- TASK OBJECTIVE:
Beginning with the first line of the data below, reproduce every line unchanged, ending with the line that holds "0, -1, -2, -3, -4];".

- MATERIAL:

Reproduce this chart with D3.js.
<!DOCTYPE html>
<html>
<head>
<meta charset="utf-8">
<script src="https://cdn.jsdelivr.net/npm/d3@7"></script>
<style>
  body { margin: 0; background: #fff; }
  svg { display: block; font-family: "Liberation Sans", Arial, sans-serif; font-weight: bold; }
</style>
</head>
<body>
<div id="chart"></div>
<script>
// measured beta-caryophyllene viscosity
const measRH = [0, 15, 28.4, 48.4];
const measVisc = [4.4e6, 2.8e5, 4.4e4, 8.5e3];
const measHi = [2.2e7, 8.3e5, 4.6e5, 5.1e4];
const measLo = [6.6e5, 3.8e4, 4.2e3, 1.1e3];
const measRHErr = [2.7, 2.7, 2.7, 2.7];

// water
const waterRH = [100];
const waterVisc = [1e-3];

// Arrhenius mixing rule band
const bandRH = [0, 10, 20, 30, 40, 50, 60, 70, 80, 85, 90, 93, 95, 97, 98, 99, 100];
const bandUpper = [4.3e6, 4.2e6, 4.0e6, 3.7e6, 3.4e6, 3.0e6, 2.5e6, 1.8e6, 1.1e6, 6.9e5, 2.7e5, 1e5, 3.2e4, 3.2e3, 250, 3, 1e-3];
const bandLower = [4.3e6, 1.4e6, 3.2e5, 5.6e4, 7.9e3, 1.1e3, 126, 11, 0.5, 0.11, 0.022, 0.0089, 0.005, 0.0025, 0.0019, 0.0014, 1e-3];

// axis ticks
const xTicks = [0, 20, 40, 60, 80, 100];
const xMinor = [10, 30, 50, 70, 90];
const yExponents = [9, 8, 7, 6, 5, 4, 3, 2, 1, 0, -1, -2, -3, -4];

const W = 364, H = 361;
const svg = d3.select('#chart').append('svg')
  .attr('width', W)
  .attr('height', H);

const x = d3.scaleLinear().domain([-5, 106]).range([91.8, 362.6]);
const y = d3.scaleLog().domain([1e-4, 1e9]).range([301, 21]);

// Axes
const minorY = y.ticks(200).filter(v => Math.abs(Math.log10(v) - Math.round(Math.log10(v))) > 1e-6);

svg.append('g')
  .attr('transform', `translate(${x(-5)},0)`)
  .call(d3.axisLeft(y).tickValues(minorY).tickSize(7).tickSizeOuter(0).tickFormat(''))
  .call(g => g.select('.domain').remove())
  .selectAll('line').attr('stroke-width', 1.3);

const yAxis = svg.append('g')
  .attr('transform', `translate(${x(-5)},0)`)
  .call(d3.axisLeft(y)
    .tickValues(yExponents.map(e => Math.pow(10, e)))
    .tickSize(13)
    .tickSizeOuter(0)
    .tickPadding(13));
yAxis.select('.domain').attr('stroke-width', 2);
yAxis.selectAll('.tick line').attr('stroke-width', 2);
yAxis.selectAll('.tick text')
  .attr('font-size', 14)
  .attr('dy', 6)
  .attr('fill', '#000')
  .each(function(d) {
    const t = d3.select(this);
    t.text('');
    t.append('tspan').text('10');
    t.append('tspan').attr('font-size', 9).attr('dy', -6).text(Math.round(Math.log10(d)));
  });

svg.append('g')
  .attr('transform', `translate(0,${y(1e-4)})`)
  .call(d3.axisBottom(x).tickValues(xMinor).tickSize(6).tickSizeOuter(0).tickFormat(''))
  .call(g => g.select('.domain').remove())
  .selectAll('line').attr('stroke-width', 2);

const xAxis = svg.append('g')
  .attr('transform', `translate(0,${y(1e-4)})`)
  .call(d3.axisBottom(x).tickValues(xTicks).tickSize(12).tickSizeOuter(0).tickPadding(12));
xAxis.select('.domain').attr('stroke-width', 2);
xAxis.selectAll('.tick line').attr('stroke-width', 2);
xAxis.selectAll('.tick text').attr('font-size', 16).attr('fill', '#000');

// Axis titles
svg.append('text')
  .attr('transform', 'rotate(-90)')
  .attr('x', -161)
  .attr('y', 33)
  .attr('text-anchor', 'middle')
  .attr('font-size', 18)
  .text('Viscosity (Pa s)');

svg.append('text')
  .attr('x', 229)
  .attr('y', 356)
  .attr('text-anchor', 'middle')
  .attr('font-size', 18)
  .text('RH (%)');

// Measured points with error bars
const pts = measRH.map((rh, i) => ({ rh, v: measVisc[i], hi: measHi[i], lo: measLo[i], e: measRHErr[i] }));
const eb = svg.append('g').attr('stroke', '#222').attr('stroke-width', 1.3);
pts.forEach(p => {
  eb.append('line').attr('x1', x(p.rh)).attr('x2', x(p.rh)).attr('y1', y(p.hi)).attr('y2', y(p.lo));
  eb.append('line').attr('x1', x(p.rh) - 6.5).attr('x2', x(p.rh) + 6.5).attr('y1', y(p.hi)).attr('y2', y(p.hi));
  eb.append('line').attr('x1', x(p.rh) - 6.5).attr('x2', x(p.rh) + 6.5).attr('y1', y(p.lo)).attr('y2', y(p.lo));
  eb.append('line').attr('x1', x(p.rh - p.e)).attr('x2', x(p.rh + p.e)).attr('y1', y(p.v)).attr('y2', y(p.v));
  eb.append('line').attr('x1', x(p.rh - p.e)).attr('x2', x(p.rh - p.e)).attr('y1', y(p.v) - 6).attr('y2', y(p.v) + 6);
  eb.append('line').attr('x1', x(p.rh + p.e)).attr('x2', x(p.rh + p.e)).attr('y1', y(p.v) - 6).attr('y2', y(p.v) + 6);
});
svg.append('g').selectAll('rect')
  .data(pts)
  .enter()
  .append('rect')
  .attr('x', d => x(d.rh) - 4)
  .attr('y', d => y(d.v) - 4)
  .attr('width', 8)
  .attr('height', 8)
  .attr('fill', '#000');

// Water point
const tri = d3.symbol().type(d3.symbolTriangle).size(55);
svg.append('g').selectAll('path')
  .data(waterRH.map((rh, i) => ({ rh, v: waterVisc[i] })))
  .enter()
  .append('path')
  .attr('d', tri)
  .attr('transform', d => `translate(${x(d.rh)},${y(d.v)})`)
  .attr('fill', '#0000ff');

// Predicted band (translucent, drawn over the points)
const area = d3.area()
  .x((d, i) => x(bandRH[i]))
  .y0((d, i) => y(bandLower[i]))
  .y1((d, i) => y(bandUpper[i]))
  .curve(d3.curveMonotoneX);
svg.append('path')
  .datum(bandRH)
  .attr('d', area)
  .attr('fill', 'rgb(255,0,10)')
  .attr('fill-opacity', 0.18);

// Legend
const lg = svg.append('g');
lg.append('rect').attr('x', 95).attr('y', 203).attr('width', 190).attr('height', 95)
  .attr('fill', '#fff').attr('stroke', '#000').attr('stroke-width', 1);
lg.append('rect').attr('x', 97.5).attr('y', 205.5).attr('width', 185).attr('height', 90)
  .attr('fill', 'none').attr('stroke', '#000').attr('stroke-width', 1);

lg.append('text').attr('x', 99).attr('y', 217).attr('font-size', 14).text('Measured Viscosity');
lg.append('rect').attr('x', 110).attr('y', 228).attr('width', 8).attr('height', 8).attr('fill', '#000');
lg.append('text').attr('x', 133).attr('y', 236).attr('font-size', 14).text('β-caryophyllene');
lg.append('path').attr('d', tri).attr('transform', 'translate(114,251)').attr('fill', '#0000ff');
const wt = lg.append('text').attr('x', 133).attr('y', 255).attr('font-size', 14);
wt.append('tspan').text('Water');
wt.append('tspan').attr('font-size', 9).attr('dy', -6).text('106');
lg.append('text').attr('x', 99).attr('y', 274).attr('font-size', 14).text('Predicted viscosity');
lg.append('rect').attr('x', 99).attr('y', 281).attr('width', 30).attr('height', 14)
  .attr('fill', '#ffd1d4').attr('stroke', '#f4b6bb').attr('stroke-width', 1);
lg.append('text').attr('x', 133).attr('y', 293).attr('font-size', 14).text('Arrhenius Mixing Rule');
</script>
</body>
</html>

- CORRECT OUTPUT:
Reproduce this chart with D3.js.
<!DOCTYPE html>
<html>
<head>
<meta charset="utf-8">
<script src="https://cdn.jsdelivr.net/npm/d3@7"></script>
<style>
  body { margin: 0; background: #fff; }
  svg { display: block; font-family: "Liberation Sans", Arial, sans-serif; font-weight: bold; }
</style>
</head>
<body>
<div id="chart"></div>
<script>
// measured beta-caryophyllene viscosity
const measRH = [0, 15, 28.4, 48.4];
const measVisc = [4.4e6, 2.8e5, 4.4e4, 8.5e3];
const measHi = [2.2e7, 8.3e5, 4.6e5, 5.1e4];
const measLo = [6.6e5, 3.8e4, 4.2e3, 1.1e3];
const measRHErr = [2.7, 2.7, 2.7, 2.7];

// water
const waterRH = [100];
const waterVisc = [1e-3];

// Arrhenius mixing rule band
const bandRH = [0, 10, 20, 30, 40, 50, 60, 70, 80, 85, 90, 93, 95, 97, 98, 99, 100];
const bandUpper = [4.3e6, 4.2e6, 4.0e6, 3.7e6, 3.4e6, 3.0e6, 2.5e6, 1.8e6, 1.1e6, 6.9e5, 2.7e5, 1e5, 3.2e4, 3.2e3, 250, 3, 1e-3];
const bandLower = [4.3e6, 1.4e6, 3.2e5, 5.6e4, 7.9e3, 1.1e3, 126, 11, 0.5, 0.11, 0.022, 0.0089, 0.005, 0.0025, 0.0019, 0.0014, 1e-3];

// axis ticks
const xTicks = [0, 20, 40, 60, 80, 100];
const xMinor = [10, 30, 50, 70, 90];
const yExponents = [9, 8, 7, 6, 5, 4, 3, 2, 1, 0, -1, -2, -3, -4];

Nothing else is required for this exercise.